▶ [GIVEN PROBLEM]:
Count the lines below that contain the word "script", and reply with that number alone.

▶ [INFORMATION SUPPLIED]:
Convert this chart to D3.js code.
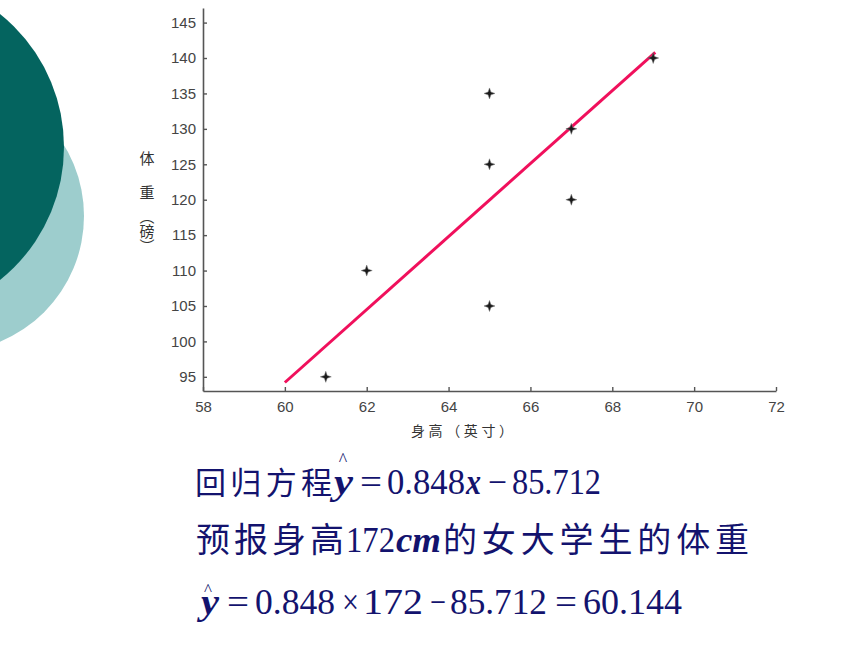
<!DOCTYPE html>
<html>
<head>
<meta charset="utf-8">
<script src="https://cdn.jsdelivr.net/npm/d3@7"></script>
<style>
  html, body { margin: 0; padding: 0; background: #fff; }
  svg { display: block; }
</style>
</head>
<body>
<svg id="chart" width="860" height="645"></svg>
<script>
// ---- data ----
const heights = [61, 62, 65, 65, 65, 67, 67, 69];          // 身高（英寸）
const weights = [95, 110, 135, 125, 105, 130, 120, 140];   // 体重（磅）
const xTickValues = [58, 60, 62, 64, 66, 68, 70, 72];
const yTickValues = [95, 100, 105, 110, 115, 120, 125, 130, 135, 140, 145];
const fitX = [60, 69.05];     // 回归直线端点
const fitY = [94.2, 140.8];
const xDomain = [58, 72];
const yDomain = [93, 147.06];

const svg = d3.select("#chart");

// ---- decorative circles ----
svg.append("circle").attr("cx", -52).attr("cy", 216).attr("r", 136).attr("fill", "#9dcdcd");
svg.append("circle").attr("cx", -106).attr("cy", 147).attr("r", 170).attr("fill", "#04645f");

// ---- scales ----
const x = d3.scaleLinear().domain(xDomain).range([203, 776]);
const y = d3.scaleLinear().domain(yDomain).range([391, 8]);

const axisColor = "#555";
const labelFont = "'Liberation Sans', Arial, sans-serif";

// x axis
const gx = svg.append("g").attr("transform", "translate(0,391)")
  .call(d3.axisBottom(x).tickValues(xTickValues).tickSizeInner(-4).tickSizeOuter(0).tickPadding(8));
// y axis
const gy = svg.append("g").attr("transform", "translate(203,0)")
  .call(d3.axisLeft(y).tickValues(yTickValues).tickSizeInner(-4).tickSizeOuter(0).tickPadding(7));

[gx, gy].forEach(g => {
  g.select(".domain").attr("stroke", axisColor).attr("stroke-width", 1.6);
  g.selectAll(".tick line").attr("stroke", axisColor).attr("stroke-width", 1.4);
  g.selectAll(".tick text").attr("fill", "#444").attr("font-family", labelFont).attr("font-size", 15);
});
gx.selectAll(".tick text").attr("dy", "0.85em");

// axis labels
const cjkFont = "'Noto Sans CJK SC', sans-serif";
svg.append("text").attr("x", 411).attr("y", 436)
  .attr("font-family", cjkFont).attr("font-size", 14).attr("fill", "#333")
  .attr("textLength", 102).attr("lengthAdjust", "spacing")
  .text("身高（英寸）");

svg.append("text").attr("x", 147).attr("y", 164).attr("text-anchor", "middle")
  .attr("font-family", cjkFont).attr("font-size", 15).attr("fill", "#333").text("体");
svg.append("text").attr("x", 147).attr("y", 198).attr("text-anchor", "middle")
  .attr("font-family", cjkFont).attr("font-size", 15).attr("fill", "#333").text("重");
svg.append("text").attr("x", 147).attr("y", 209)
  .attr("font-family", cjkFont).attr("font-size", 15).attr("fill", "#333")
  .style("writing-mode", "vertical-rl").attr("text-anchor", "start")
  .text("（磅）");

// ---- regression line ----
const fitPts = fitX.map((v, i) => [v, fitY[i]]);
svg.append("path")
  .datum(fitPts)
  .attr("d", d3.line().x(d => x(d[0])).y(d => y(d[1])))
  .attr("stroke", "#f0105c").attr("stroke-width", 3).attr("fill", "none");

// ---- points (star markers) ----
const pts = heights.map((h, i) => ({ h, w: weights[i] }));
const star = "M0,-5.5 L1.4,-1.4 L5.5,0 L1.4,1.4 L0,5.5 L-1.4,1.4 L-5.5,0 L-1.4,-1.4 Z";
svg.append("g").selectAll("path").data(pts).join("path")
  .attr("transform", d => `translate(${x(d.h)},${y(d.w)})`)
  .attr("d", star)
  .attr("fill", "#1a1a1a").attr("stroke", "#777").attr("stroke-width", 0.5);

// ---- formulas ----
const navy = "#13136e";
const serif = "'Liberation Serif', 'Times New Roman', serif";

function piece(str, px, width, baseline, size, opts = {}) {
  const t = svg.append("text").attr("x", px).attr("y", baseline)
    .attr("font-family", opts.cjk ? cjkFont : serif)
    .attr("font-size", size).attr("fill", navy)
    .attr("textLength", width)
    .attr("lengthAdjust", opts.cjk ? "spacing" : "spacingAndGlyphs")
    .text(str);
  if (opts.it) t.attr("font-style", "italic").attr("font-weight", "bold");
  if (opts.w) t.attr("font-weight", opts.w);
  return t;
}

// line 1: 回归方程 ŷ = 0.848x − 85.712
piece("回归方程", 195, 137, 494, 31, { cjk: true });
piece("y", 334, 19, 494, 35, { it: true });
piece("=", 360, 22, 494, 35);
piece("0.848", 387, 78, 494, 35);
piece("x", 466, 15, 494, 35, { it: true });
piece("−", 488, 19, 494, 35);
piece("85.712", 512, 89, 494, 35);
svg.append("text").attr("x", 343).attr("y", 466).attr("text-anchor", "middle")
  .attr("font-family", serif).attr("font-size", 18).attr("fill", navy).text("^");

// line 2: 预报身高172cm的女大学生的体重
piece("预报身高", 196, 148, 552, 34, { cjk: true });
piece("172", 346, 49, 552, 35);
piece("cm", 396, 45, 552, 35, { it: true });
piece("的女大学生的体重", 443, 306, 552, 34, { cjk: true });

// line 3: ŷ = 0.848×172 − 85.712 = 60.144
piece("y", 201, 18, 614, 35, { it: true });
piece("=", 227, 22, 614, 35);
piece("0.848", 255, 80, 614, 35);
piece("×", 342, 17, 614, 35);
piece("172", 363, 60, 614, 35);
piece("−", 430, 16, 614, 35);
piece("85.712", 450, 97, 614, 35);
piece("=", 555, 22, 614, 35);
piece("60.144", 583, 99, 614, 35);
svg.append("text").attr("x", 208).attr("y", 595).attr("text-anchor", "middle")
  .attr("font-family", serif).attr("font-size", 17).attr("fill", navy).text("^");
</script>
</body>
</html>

--

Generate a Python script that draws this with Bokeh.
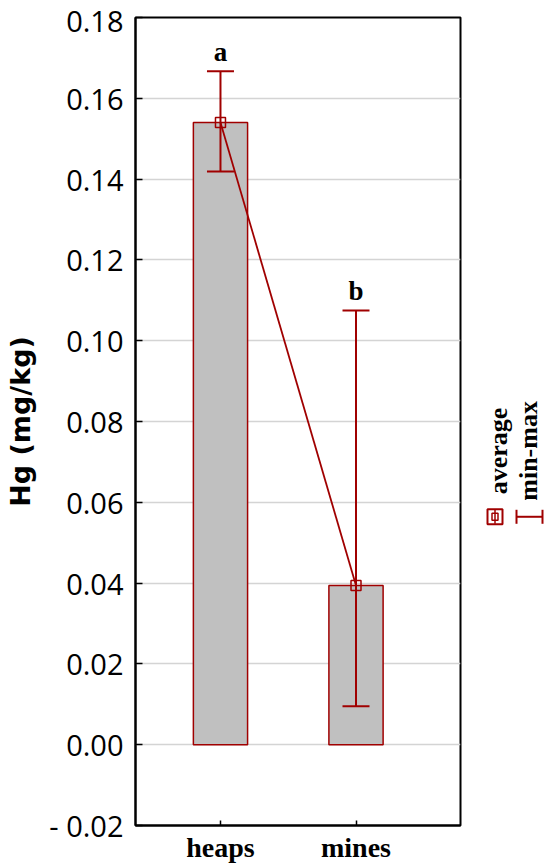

▶ [EXERCISE RESPONSE]:
4